As we enter another week of quarantine, those of us who are fortunate enough to have places to live, enough money to buy the things we need and to still have our good health soldier on — something like the character that Bill Murray plays in "Groundhog Day."

I find myself humming "I Got You Babe" every morning as I make coffee.

And since I'm among the fortunate ones to still have a job, which is to write about movies, that's what I continue to do. And this week, I'm writing about the Chinese film "The Wild Goose Lake," which I reviewed for Spokane Public Radio:

Every country has its dark side. Cinema tells us that much.

Just consider the many law-and-order sagas that are possible to watch through a variety of streaming sources, whether they involve Italian mobsters, Danish serial killers, Mexican drug lords or the worst of U.S. corporate criminals.

Wait, wait, sorry about including that last group. I was confusing the movies I’ve been watching with the headlines taken from daily news reports.

Getting back to movies, though, one of the best films that I saw in 2019 was Jia Zhangke’s “Ash Is Purest White,” which is the tale of a low-level gangster and the woman he wrongs – all set against the backdrop of a China that is changing faster than you can say cultural revolution.

I was reminded of Zia’s film this past week as I watched “The Wild Goose Lake,” a Film Movement feature that I streamed through the Magic Lantern Theater.

Written and directed by Diao Yi'nan, “The Wild Goose Lake” has a noir plot that should feel recognizable to anyone familiar with the works of Fritz Lang, Nicholas Ray or Sam Fuller. It involves a gangster just released from prison who tries to step back into his old life – yet, as is typically the case, he finds himself being challenged by younger guys with more ambition than brains.

The result is a violent clash that ends up embroiling the police and which sets our protagonist – a weary guy named Zhao Zenong – against not only the authorities, who offer a hefty reward for his capture, but also his rival mobsters who look to cash in at his expense.

Before he even knows what’s happening, Zhao finds himself on the run – wounded and desperate, skulking through the night while trying somehow to connect with his estranged wife.

The connection he seeks to make comes through one of the most standard noir plot devices of all: a mysterious woman. In this case, she’s not a Barbra Stanwyck or Lana Turner but an androgynous so-called “bathing beauty” – a euphemism for prostitute – whose motives, unsurprisingly, are hard to figure out. 

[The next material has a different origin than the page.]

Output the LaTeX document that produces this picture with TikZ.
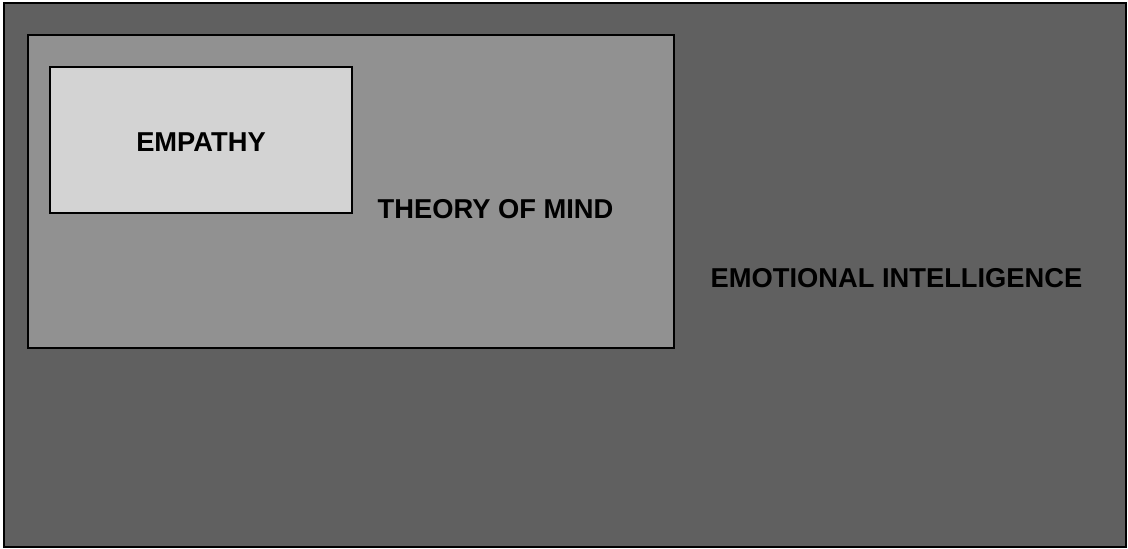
\documentclass[tikz,border=0pt]{standalone}
\usepackage{fontspec}
\setmainfont{Liberation Sans}
\begin{document}
\begin{tikzpicture}[x=1pt,y=-1pt,
  box/.style={draw=black,line width=2pt,inner sep=0pt,outer sep=0pt},
  lbl/.style={font=\fontsize{27.3}{31}\selectfont\bfseries,inner sep=0pt,anchor=base,text=black}]
\useasboundingbox (0,0) rectangle (1128,549);
\fill[white] (0,0) rectangle (1128,549);
\node[box,fill={rgb,255:red,96;green,96;blue,96},minimum width=1122pt,minimum height=544pt] (ei) at (565,275) {};
\node[box,fill={rgb,255:red,145;green,145;blue,145},minimum width=646pt,minimum height=313pt] (tom) at (351,191.5) {};
\node[box,fill={rgb,255:red,211;green,211;blue,211},minimum width=302pt,minimum height=146pt] (emp) at (201,140) {};
\node[lbl] (empl) at (201,151.5) {EMPATHY};
\node[lbl] (toml) at (495.5,218) {THEORY OF MIND};
\node[lbl] (eil) at (896.5,287) {EMOTIONAL INTELLIGENCE};
\end{tikzpicture}
\end{document}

If that scenario were all “The Wild Goose Lake” had to offer, it would still be worth watching. But Diao is interested in more than merely telling the story of a doomed mobster.

He may not have Zia’s pressing desire to make larger comments about contemporary Chinese culture, especially how its 21st-century economy literally is changing the country’s very face. The devastation affecting the river communities being flooded by, say, the Three Gorges Dam project is, after all, a central feature of Zia’s “Ash Is Purest White.”

But Diao isn’t content just to make an engaging story, either, no matter how poignant. Some aspects of “The Wild Goose Lake” actually feel more than a bit confusing – which may or may not be due to certain plot points getting lost in translation but certainly do have to do with the film’s tendency to bend chronology in ways that aren’t always easy to follow.

What Diao attends to most of all is his shot selection. Whether he’s filming Zhao standing in the shadows of a train station late on a rainy night, framing Zhao and the mystery woman together in a way that feels like something dreamed up by the Italian master Michelangelo Antonioni, or staging an ongoing shootout with an ever-increasing feeling of futility, Diao matches whatever substance he’s attempting to achieve with a clear sense of personal style.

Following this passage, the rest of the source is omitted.